Bsp.:Rettungssanitäter T kündigt dem verletzten O an, nur zu helfen, falls er verspreche, ihm eine Karte für die Fußball-WM zu beschaffen. – Da T zur Hilfeleistung verpflichtet ist, läge auch nach dieser Ansicht eine Drohung mit einem empfindlichen Übel und damit eine Nötigung vor. Die Rechtsprechung würde diesen Aspekt erst bei der Verwerflichkeitsprüfung berücksichtigen. Weil O ein Recht auf Hilfeleistung besitzt, würde die Übelszufügung seinen Freiheitsbereich einschränken, so dass die Tat als verwerflich zu qualifizieren wäre. Ginge es dem T zudem darum, die Karte auf Kosten des O zu erlangen, käme eine Erpressung nach § 253 in Betracht.

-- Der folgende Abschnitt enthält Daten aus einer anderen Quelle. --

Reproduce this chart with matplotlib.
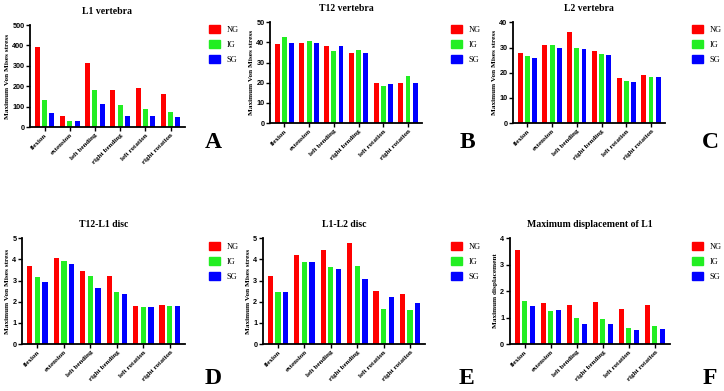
import matplotlib
matplotlib.use("Agg")
import matplotlib.pyplot as plt
import numpy as np
from matplotlib.patches import Patch

# categories and groups
motions = ["flexion", "extension", "left bending", "right bending", "left rotation", "right rotation"]
groups = ["NG", "IG", "SG"]
colors = ["#ff0000", "#22ee22", "#0000ff"]

# values (NG, IG, SG per motion)
l1_ng = [390, 52, 315, 182, 189, 161]
l1_ig = [134, 30, 184, 110, 87, 75]
l1_sg = [69, 30, 115, 54, 56, 49]

t12_ng = [39.0, 39.5, 38.0, 35.0, 20.0, 19.8]
t12_ig = [42.5, 40.5, 36.0, 36.3, 18.5, 23.5]
t12_sg = [39.5, 39.5, 38.0, 34.7, 19.2, 20.0]

l2_ng = [28.0, 30.8, 36.0, 28.6, 17.8, 19.1]
l2_ig = [26.5, 31.0, 29.8, 27.4, 16.8, 18.4]
l2_sg = [26.0, 30.0, 29.3, 27.0, 16.5, 18.5]

t12l1_ng = [3.68, 4.05, 3.45, 3.22, 1.80, 1.85]
t12l1_ig = [3.15, 3.90, 3.22, 2.45, 1.75, 1.80]
t12l1_sg = [2.92, 3.80, 2.65, 2.36, 1.75, 1.80]

l1l2_ng = [3.20, 4.22, 4.45, 4.75, 2.52, 2.35]
l1l2_ig = [2.47, 3.88, 3.62, 3.68, 1.65, 1.60]
l1l2_sg = [2.47, 3.87, 3.52, 3.06, 2.22, 1.93]

disp_ng = [3.57, 1.55, 1.48, 1.60, 1.32, 1.47]
disp_ig = [1.63, 1.25, 0.98, 0.93, 0.60, 0.68]
disp_sg = [1.45, 1.27, 0.75, 0.76, 0.53, 0.57]

serif = "Liberation Serif"
sans = "Liberation Sans"

fig = plt.figure(figsize=(7.24, 3.91), dpi=100)

# panel: (title, ylabel, data, yticks, axes rect, legend pos, letter pos)
panels = [
    ("L1 vertebra", "Maximum Von Mises stress", [l1_ng, l1_ig, l1_sg], np.arange(0, 501, 100),
     [0.0414, 0.675, 0.214, 0.261], (0.278, 0.955), (0.294, 0.622), "A"),
    ("T12 vertebra", "Maximum Von Mises stress", [t12_ng, t12_ig, t12_sg], np.arange(0, 51, 10),
     [0.373, 0.685, 0.21, 0.258], (0.612, 0.955), (0.645, 0.622), "B"),
    ("L2 vertebra", "Maximum Von Mises stress", [l2_ng, l2_ig, l2_sg], np.arange(0, 41, 10),
     [0.7086, 0.685, 0.21, 0.258], (0.945, 0.955), (0.981, 0.622), "C"),
    ("T12-L1 disc", "Maximum Von Mises stress", [t12l1_ng, t12l1_ig, t12l1_sg], np.arange(0, 6, 1),
     [0.0304, 0.120, 0.225, 0.271], (0.278, 0.40), (0.294, 0.017), "D"),
    ("L1-L2 disc", "Maximum Von Mises stress", [l1l2_ng, l1l2_ig, l1l2_sg], np.arange(0, 6, 1),
     [0.363, 0.120, 0.224, 0.271], (0.612, 0.40), (0.645, 0.017), "E"),
    ("Maximum displacement of L1", "Maximum displacement", [disp_ng, disp_ig, disp_sg], np.arange(0, 5, 1),
     [0.704, 0.120, 0.221, 0.271], (0.945, 0.40), (0.981, 0.017), "F"),
]

x = np.arange(len(motions))
w = 0.2
step = 0.29

for title, ylab, data, yt, rect, legpos, letpos, letter in panels:
    ax = fig.add_axes(rect)
    for i, vals in enumerate(data):
        ax.bar(x + (i - 1) * step, vals, width=w, color=colors[i], label=groups[i])
    ax.set_xlim(-0.58, 5.57)
    ax.set_ylim(0, yt[-1])
    ax.set_yticks(yt)
    ax.set_xticks(x)
    ax.set_xticklabels(motions, rotation=45, ha="right", rotation_mode="anchor",
                       fontfamily=serif, fontweight="bold", fontsize=5)
    for lab in ax.get_yticklabels():
        lab.set_fontfamily(sans)
        lab.set_fontweight("bold")
        lab.set_fontsize(5.2)
    ax.spines["top"].set_visible(False)
    ax.spines["right"].set_visible(False)
    ax.spines["left"].set_linewidth(1.3)
    ax.spines["bottom"].set_linewidth(1.3)
    ax.tick_params(axis="both", direction="out", length=3, width=1, pad=1)
    ax.set_ylabel(ylab, fontfamily=serif, fontweight="bold", fontsize=5.2, labelpad=1.5)
    ax.set_title(title, fontfamily=serif, fontweight="bold", fontsize=7, pad=8)

    handles = [Patch(color=c) for c in colors]
    ax.legend(handles, groups, loc="upper left", bbox_to_anchor=legpos,
              bbox_transform=fig.transFigure, frameon=False,
              prop={"family": serif, "size": 6}, handlelength=1.35, handleheight=1.1,
              labelspacing=0.75, handletextpad=0.8)

    fig.text(letpos[0], letpos[1], letter, fontfamily=serif, fontweight="bold",
             fontsize=17, ha="center")

plt.savefig("out.png", dpi=100)
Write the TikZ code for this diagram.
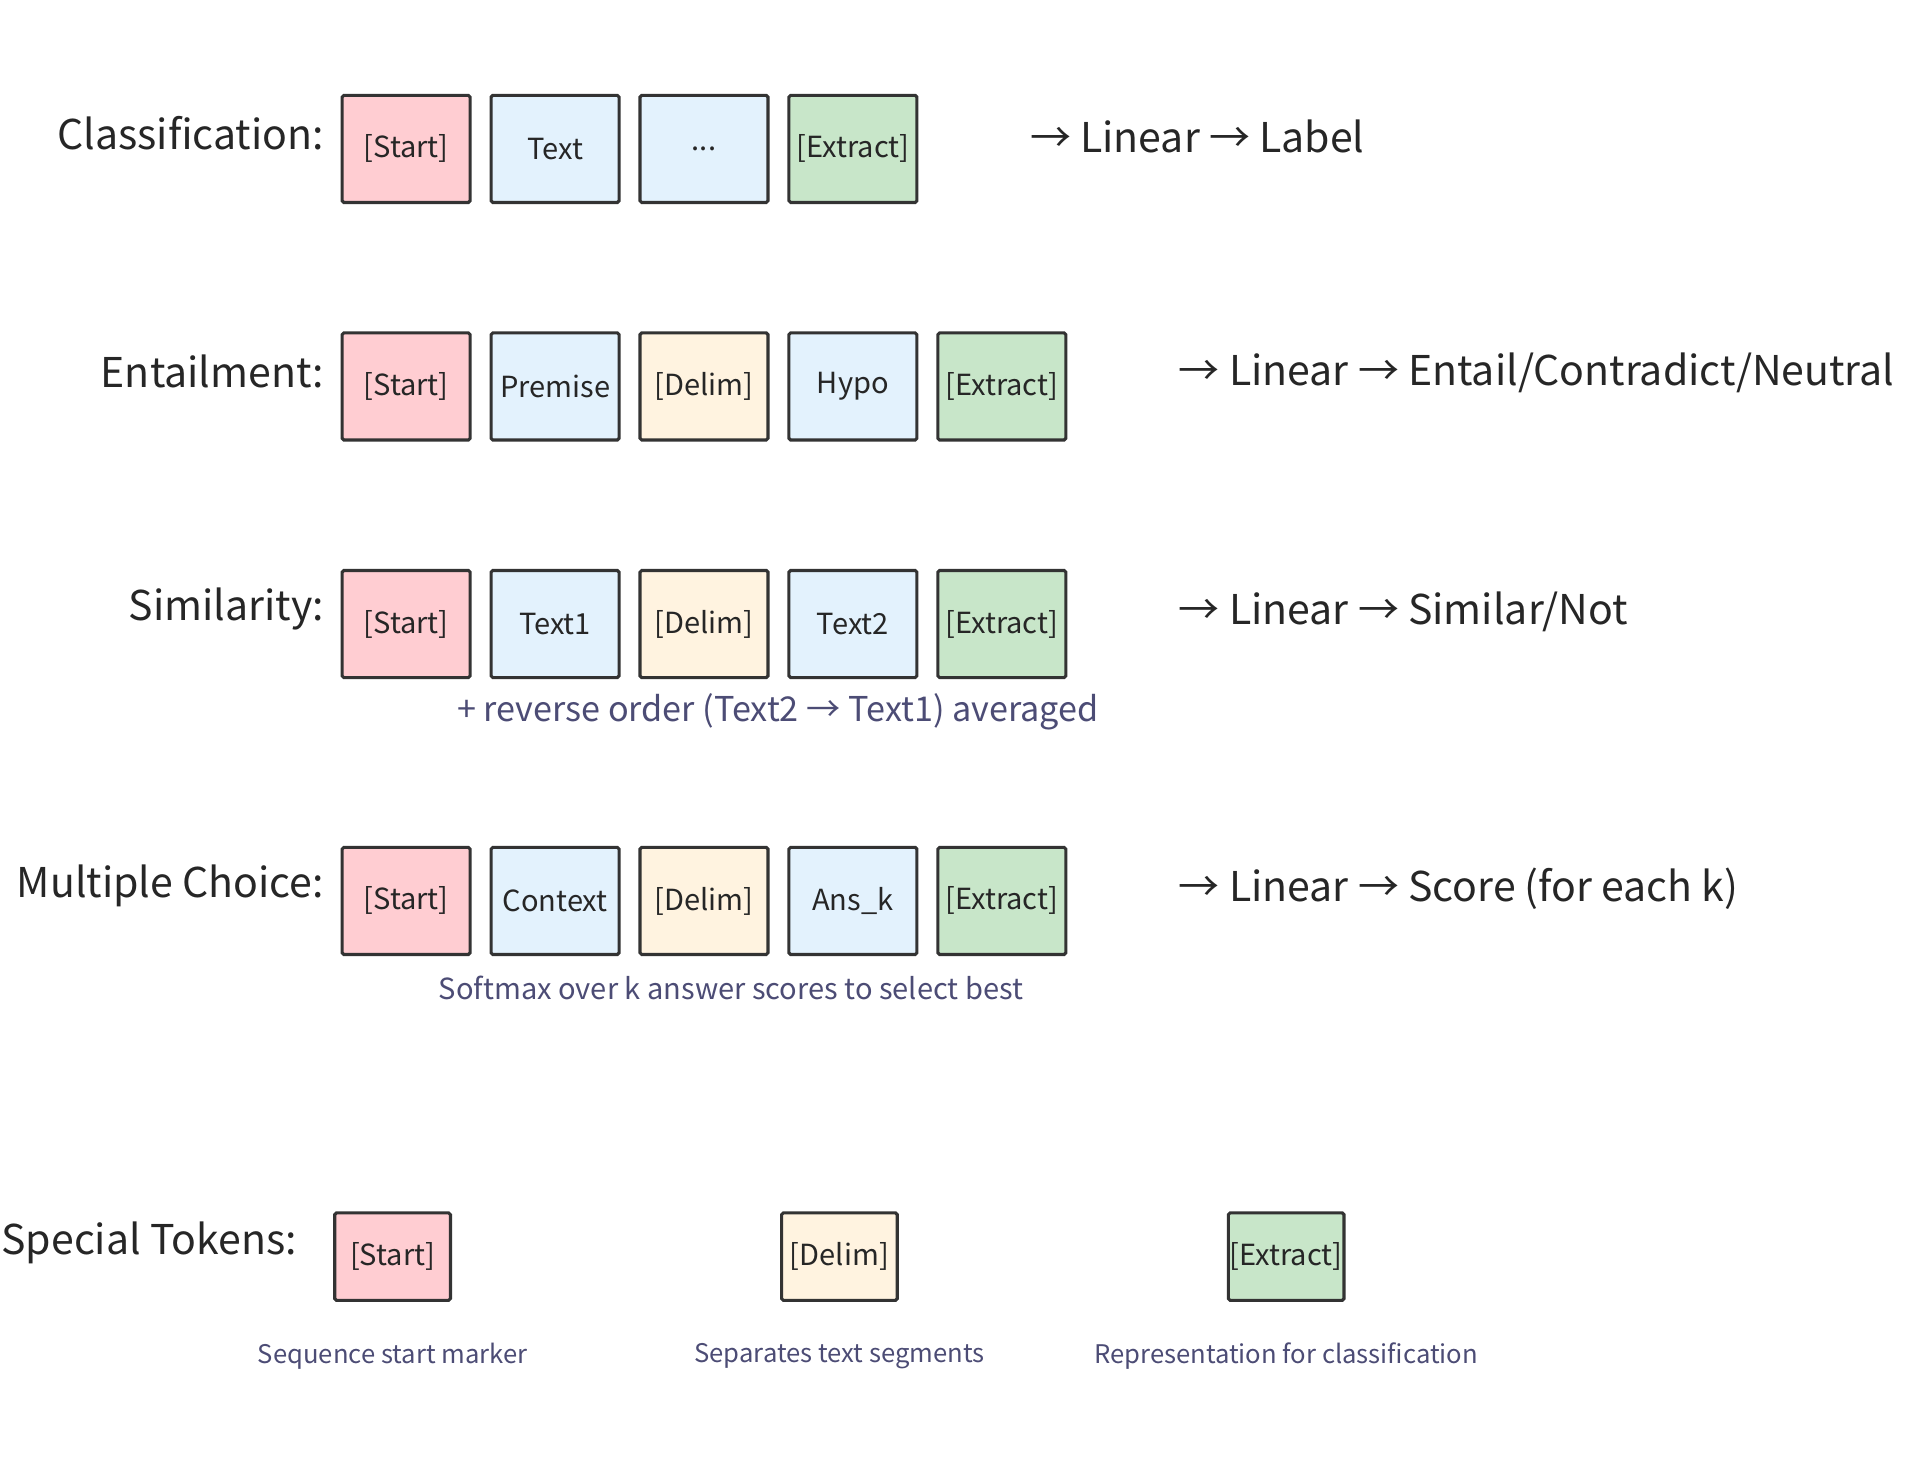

Gegen diese Ansicht, die auf eine Pflicht zum Handeln abstellt, spricht jedoch, dass sie den Tatbestand zu sehr einschränkt und zudem beim Begehungsdelikt auf Kriterien des Unterlassungsdelikts abstellt. Auch hängt nach dieser Auffassung die Strafbarkeit oft nur von der (zufälligen) Formulierung des Täters ab. Die Ankündigung, künftig keinen Unterhalt mehr zu zahlen, wäre die Drohung mit einem Unterlassen, die Ankündigung, den Dauerauftrag für den Unterhalt zu widerrufen, hingegen die Drohung mit einem positiven Tun. Von solchen Zufälligkeiten die Voraussetzungen einer Strafbarkeit abhängig zu machen, wäre jedoch wenig überzeugend, da für das Opfer der Motivationsdruck jeweils derselbe ist.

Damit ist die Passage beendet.